Compliant Lattice Modulations Enable Anomalous Elasticity in Ni-Mn-Ga Martensite

TL;DR

This study uncovers the unique elastic properties of modulated Ni-Mn-Ga martensite, revealing a shear instability linked to lattice modulations that explains its high twin boundary mobility and potential for advanced applications.

Contribution

It demonstrates a shear elastic instability in modulated Ni-Mn-Ga martensite and proposes a lattice-scale mechanism explaining its exceptional twin boundary mobility.

Findings

Confirmed strong shear elastic instability in 10 M Ni-Mn-Ga

Linked lattice instability to lattice modulations

Proposed a dynamic faulting mechanism for modulation sequence

Abstract

High mobility of twin boundaries in modulated martensites of Ni-Mn-Ga-based ferromagnetic shape memory alloys holds a promise for unique magnetomechanical applications.
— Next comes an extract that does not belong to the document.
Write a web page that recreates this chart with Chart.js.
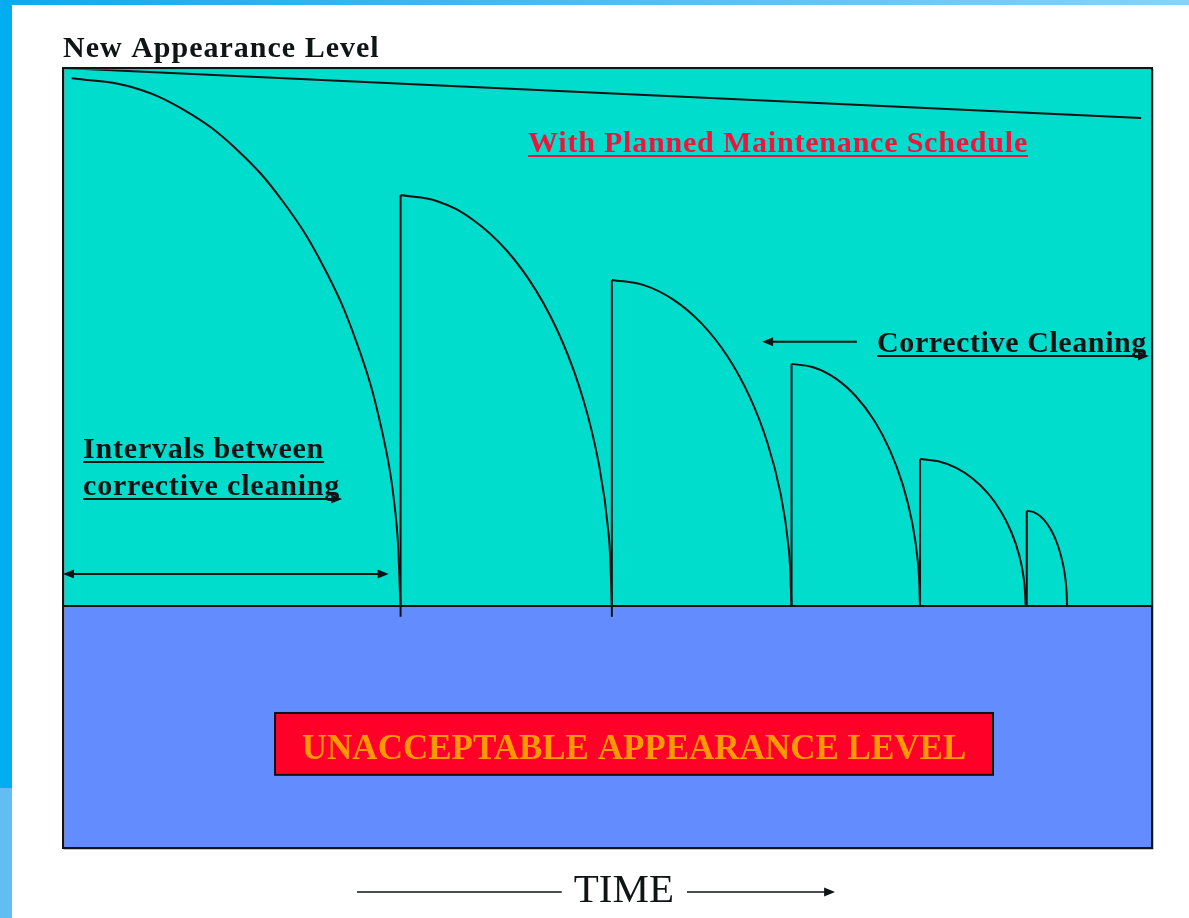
<!DOCTYPE html>
<html>
<head>
<meta charset="utf-8">
<title>Appearance level over time</title>
<script src="https://cdn.jsdelivr.net/npm/chart.js@4.4.1/dist/chart.umd.min.js"></script>
<style>
  html, body { margin: 0; padding: 0; background: #fff; overflow: hidden; }
  .stripe-top { position: absolute; left: 0; top: 0; width: 1189px; height: 5px; background: linear-gradient(to right, #12a7ef, #86d3f7); }
  .stripe-left { position: absolute; left: 0; top: 0; width: 12px; height: 918px; background: linear-gradient(to bottom, #00aeef 0, #00aeef 788px, #62bef2 788px); }
  #wrap { position: absolute; left: 0; top: 0; width: 1189px; height: 918px; }
</style>
</head>
<body>
<div class="stripe-top"></div>
<div class="stripe-left"></div>
<div id="wrap"><canvas id="myChart" width="1189" height="918"></canvas></div>
<script>
// time runs 0..100 across the frame, level 100 = new, 0 = unacceptable
var plannedTime = [0, 99.0];
var plannedLevel = [100, 90.7];

// corrective cleanings: when they happen and the level they bring back
var cleanTime = [31.0, 50.4, 66.9, 78.7, 88.5];
var cleanFrom = [-2, -2, 0, 0, 0];
var cleanLevel = [76.4, 60.6, 45.0, 27.3, 17.7];

// decay of appearance between cleanings
var decayTime = [
    [0.8, 6.04, 11.13, 15.9, 20.21, 23.93, 26.95, 29.18, 30.54, 31.0],
    [31.0, 34.37, 37.63, 40.7, 43.47, 45.86, 47.8, 49.23, 50.11, 50.4],
    [50.4, 53.26, 56.04, 58.65, 61.01, 63.04, 64.69, 65.91, 66.65, 66.9],
    [66.9, 68.95, 70.94, 72.8, 74.49, 75.94, 77.12, 77.99, 78.52, 78.7],
    [78.7, 80.38, 82.02, 83.55, 84.94, 86.13, 87.1, 87.82, 88.25, 88.4],
    [88.5, 89.14, 89.77, 90.35, 90.88, 91.33, 91.7, 91.98, 92.14, 92.2]
];
var decayLevel = [
    [98.1, 96.61, 92.18, 84.96, 75.14, 63.06, 49.05, 33.55, 17.03, 0],
    [76.4, 75.24, 71.79, 66.16, 58.52, 49.11, 38.2, 26.13, 13.26, 0],
    [60.6, 59.68, 56.95, 52.48, 46.42, 38.95, 30.3, 20.73, 10.52, 0],
    [45.0, 44.32, 42.29, 38.97, 34.47, 28.93, 22.5, 15.39, 7.81, 0],
    [27.3, 26.88, 25.65, 23.64, 20.91, 17.55, 13.65, 9.34, 4.74, 0],
    [17.7, 17.43, 16.63, 15.33, 13.56, 11.38, 8.85, 6.05, 3.07, 0]
];

var ink = '#101414';
var serif = '"Liberation Serif", "Times New Roman", serif';

function points(xs, ys) {
    return xs.map(function(x, i) { return { x: x, y: ys[i] }; });
}

function line(data, tension) {
    return {
        data: data,
        showLine: true,
        pointRadius: 0,
        borderColor: ink,
        backgroundColor: ink,
        borderWidth: 2,
        tension: tension || 0
    };
}

var datasets = [];
datasets.push(line(points(plannedTime, plannedLevel)));
decayTime.forEach(function(times, k) {
    datasets.push(line(points(times, decayLevel[k]), 0.4));
});
cleanTime.forEach(function(t, k) {
    datasets.push(line(points([t, t], [cleanFrom[k], cleanLevel[k]])));
});

function arrowHead(c, x, y, dir) {
    c.beginPath();
    c.moveTo(x, y);
    c.lineTo(x - dir * 11, y - 4.5);
    c.lineTo(x - dir * 11, y + 4.5);
    c.closePath();
    c.fill();
}

function hline(c, x1, x2, y, w) {
    c.lineWidth = w || 2;
    c.beginPath();
    c.moveTo(x1, y);
    c.lineTo(x2, y);
    c.stroke();
}

// writes a label, returns its width
function label(c, text, x, y, font, color, align, underline, spacing) {
    c.font = font;
    c.fillStyle = color;
    c.strokeStyle = color;
    c.textAlign = align || 'left';
    c.textBaseline = 'alphabetic';
    c.letterSpacing = spacing || '0px';
    c.fillText(text, x, y);
    var w = c.measureText(text).width;
    if (underline) {
        var x0 = align === 'center' ? x - w / 2 : x;
        hline(c, x0, x0 + w, y + 4, 2);
    }
    c.letterSpacing = '0px';
    return w;
}

var diagram = {
    id: 'diagram',
    beforeDatasetsDraw: function(chart) {
        var c = chart.ctx, sx = chart.scales.x, sy = chart.scales.y;
        var l = sx.getPixelForValue(0), r = sx.getPixelForValue(100);
        var top = sy.getPixelForValue(100), mid = sy.getPixelForValue(0), bot = sy.getPixelForValue(-45);
        c.save();
        c.fillStyle = '#00ddcc';
        c.fillRect(l, top, r - l, mid - top);
        c.fillStyle = '#638cff';
        c.fillRect(l, mid, r - l, bot - mid);
        c.restore();
    },
    afterDatasetsDraw: function(chart) {
        var c = chart.ctx, sx = chart.scales.x, sy = chart.scales.y;
        var X = function(v) { return sx.getPixelForValue(v); };
        var Y = function(v) { return sy.getPixelForValue(v); };
        var l = X(0), r = X(100), top = Y(100), mid = Y(0), bot = Y(-45);
        c.save();

        // frame and threshold line
        c.strokeStyle = '#888';
        c.lineWidth = 1;
        c.strokeRect(l + 1, top + 1, r - l, bot - top);
        c.strokeStyle = ink;
        c.lineWidth = 2;
        c.strokeRect(l, top, r - l, bot - top);
        hline(c, l, r, mid, 2);

        // labels in the upper area
        label(c, 'New Appearance Level', X(0), Y(102.0), 'bold 30px ' + serif, ink, 'left', false, '1px');
        label(c, 'With Planned Maintenance Schedule', X(42.7), Y(84.4), 'bold 30px ' + serif, '#f0143c', 'left', true, '0.8px');

        var w = label(c, 'Corrective Cleaning', X(74.75), Y(47.2), 'bold 30px ' + serif, ink, 'left', true, '0.6px');
        c.fillStyle = ink;
        arrowHead(c, X(74.75) + w + 2, Y(47.2) + 4, 1);
        c.strokeStyle = ink;
        hline(c, X(72.9), X(64.2) + 4, Y(49.1), 2);
        arrowHead(c, X(64.2), Y(49.1), -1);

        label(c, 'Intervals between', X(1.84), Y(27.5), 'bold 30px ' + serif, ink, 'left', true, '0.8px');
        w = label(c, 'corrective cleaning', X(1.84), Y(20.6), 'bold 30px ' + serif, ink, 'left', true, '0.8px');
        c.fillStyle = ink;
        arrowHead(c, X(1.84) + w + 2, Y(20.6) + 4, 1);

        // interval double arrow
        c.strokeStyle = ink;
        hline(c, X(0) + 3, X(29.9) - 3, Y(5.95), 2);
        arrowHead(c, X(0), Y(5.95), -1);
        arrowHead(c, X(29.9), Y(5.95), 1);

        // unacceptable box
        var bx0 = X(19.47), bx1 = X(85.4), by0 = Y(-19.9), by1 = Y(-31.4);
        c.fillStyle = '#ff0028';
        c.fillRect(bx0, by0, bx1 - bx0, by1 - by0);
        c.strokeStyle = '#111';
        c.lineWidth = 2;
        c.strokeRect(bx0, by0, bx1 - bx0, by1 - by0);
        label(c, 'UNACCEPTABLE APPEARANCE LEVEL', (bx0 + bx1) / 2, Y(-28.4), 'bold 35px ' + serif, '#ff9900', 'center', false);

        // time axis caption
        label(c, 'TIME', X(51.5), Y(-55.0), '41px ' + serif, ink, 'center', false);
        c.strokeStyle = ink;
        c.fillStyle = ink;
        hline(c, X(27.0), X(45.8), Y(-53.2), 1.5);
        hline(c, X(57.3), X(70.9) - 6, Y(-53.2), 1.5);
        arrowHead(c, X(70.9), Y(-53.2), 1);

        c.restore();
    }
};

var ctx = document.getElementById('myChart').getContext('2d');
var chart = new Chart(ctx, {
    type: 'scatter',
    data: { datasets: datasets },
    options: {
        responsive: false,
        animation: false,
        layout: { padding: { left: 63, right: 37, top: 68, bottom: 70 } },
        plugins: { legend: { display: false }, tooltip: { enabled: false } },
        scales: {
            x: { type: 'linear', min: 0, max: 100, display: false },
            y: { type: 'linear', min: -45, max: 100, display: false }
        }
    },
    plugins: [diagram]
});
</script>
</body>
</html>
This feature has not been fully understood so far, and in particular it has yet not been unveiled what makes the lattice mechanics of modulated Ni-Mn-Ga specifically different from other martensitic alloys. Here, results of dedicated laser-ultrasonic measurements on hierarchically twinned five-layer modulated (10 M) crystals fill this gap. Using a combination of transient grating spectroscopy and laser-baser resonant ultrasound spectroscopy, it is confirmed that there is a shear elastic instability in the lattice, being significantly stronger than in any other martensitic material and also than what the first-principles calculations for Ni-Mn-Ga predict. The experimental results reveal that the instability is directly related to the lattice modulations. A lattice-scale mechanism of dynamic faulting of the modulation sequence that explains this behavior is proposed; this mechanism can explain the extraordinary mobility of twin boundaries in 10 M.